There should be a better understanding of what clients want before they order so they can use the right language. Copy is an advertising term for prose that sells or persuades, appeals and charms. it is not heavily researched geographically specific real estate data. Articles are formal essays following established traditions of writing. There is an introductory paragraph, a development of the thesis, and several paragraphs expanding and explaining that detail. Essays come form the french verb essayer, to try. Try to explain, ilustrate, flesh out, demonstrate. Hiring a copy-writer and expecting essays is wrong. Ordering articles on no specific detail when you want specific information is wrong. In my experience clients readily expect one when getting the other.
That's always been a problem with clients and I notice a lot of writers can't tell the difference either.

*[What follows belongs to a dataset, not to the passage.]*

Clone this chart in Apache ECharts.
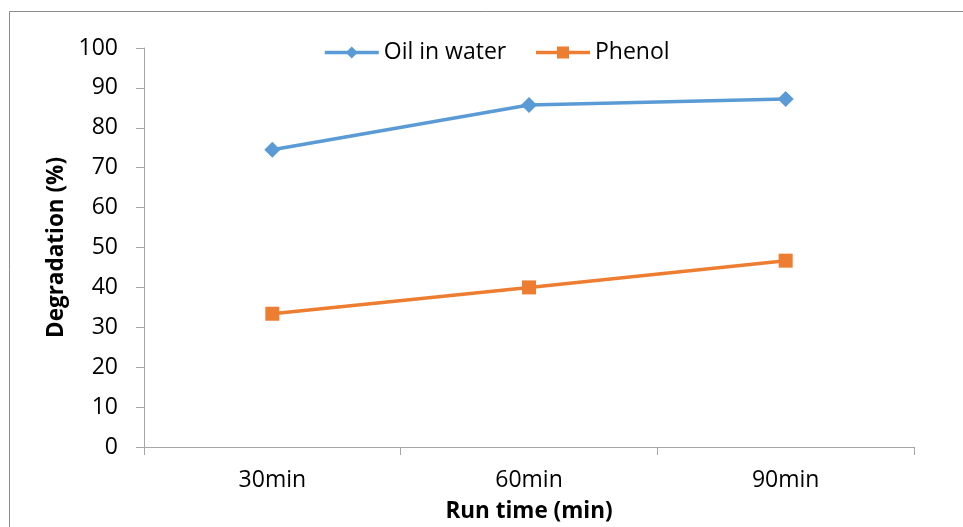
<!DOCTYPE html>
<html>
<head>
<meta charset="utf-8">
<script src="https://cdn.jsdelivr.net/npm/echarts@6/dist/echarts.min.js"></script>
<style>html,body{margin:0;padding:0;background:#fff;}#c{width:963px;height:527px;}</style>
</head>
<body>
<div id="c"></div>
<script>
const categories = ['30min', '60min', '90min'];
const oilInWater = [74.5, 85.7, 87.2];
const phenol = [33.4, 40.0, 46.7];
const yTicks = { min: 0, max: 100, interval: 10 };

const chart = echarts.init(document.getElementById('c'), null, { renderer: 'canvas' });
const font = '"Open Sans", "Noto Sans", sans-serif';
const axisColor = '#A6A6A6';
chart.setOption({
  animation: false,
  backgroundColor: '#fff',
  textStyle: { fontFamily: font },
  graphic: [{
    type: 'rect', shape: { x: 9.5, y: 11.5, width: 1000, height: 600 },
    style: { fill: 'none', stroke: '#8C8C8C', lineWidth: 1 }, silent: true, z: -1
  }],
  legend: {
    top: 41, left: 323, padding: 0,
    itemWidth: 54, itemHeight: 15, itemGap: 28,
    lineStyle: { width: 3.5 },
    textStyle: { fontSize: 23, color: '#000', fontFamily: font },
    data: ['Oil in water', 'Phenol']
  },
  grid: { left: 144, right: 49, top: 48, bottom: 80, containLabel: false, outerBoundsMode: 'none' },
  xAxis: {
    type: 'category', data: categories, boundaryGap: true,
    name: 'Run time (min)', nameLocation: 'middle', nameGap: 53,
    nameTextStyle: { fontSize: 22.5, fontWeight: 'bold', color: '#000', fontFamily: font },
    axisLine: { lineStyle: { color: axisColor, width: 1 } },
    axisTick: { show: true, length: 8, alignWithLabel: false, lineStyle: { color: axisColor } },
    axisLabel: { fontSize: 23, color: '#000', margin: 22, fontFamily: font },
    splitLine: { show: false }
  },
  yAxis: {
    type: 'value', min: yTicks.min, max: yTicks.max, interval: yTicks.interval,
    name: 'Degradation (%)', nameLocation: 'middle', nameGap: 66,
    nameTextStyle: { fontSize: 22.5, fontWeight: 'bold', color: '#000', fontFamily: font },
    axisLine: { show: true, lineStyle: { color: axisColor, width: 1 } },
    axisTick: { show: true, length: 8, lineStyle: { color: axisColor } },
    axisLabel: { fontSize: 23, color: '#000', margin: 26, fontFamily: font },
    splitLine: { show: false }
  },
  series: [
    {
      name: 'Oil in water', type: 'line', data: oilInWater,
      symbol: 'diamond', symbolSize: 16,
      lineStyle: { color: '#5B9BD5', width: 3.5 },
      itemStyle: { color: '#5B9BD5' }
    },
    {
      name: 'Phenol', type: 'line', data: phenol,
      symbol: 'rect', symbolSize: 14,
      lineStyle: { color: '#ED7D31', width: 3.5 },
      itemStyle: { color: '#ED7D31' }
    }
  ]
});
</script>
</body>
</html>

This is why it is important, as a writer, to make sure that you know exactly what your client wants. No client is going to take a job from you because you take a minute to clarify his or her needs and most appreciate that you are taking the extra time to make sure that you understand what is expected. Why not, instead of getting frustrated with your clients and possibly end up delivering something that he or she does not want (which wastes everyone's time) say "so what do you hope to accomplish from these articles?" or even "when I hear the words "web copy" I think of [insert your own definition here]. Is that what you want?" (I actually got a raise on a job this morning because I took the time to tell my client that what he was describing were actually articles, not landing pages.)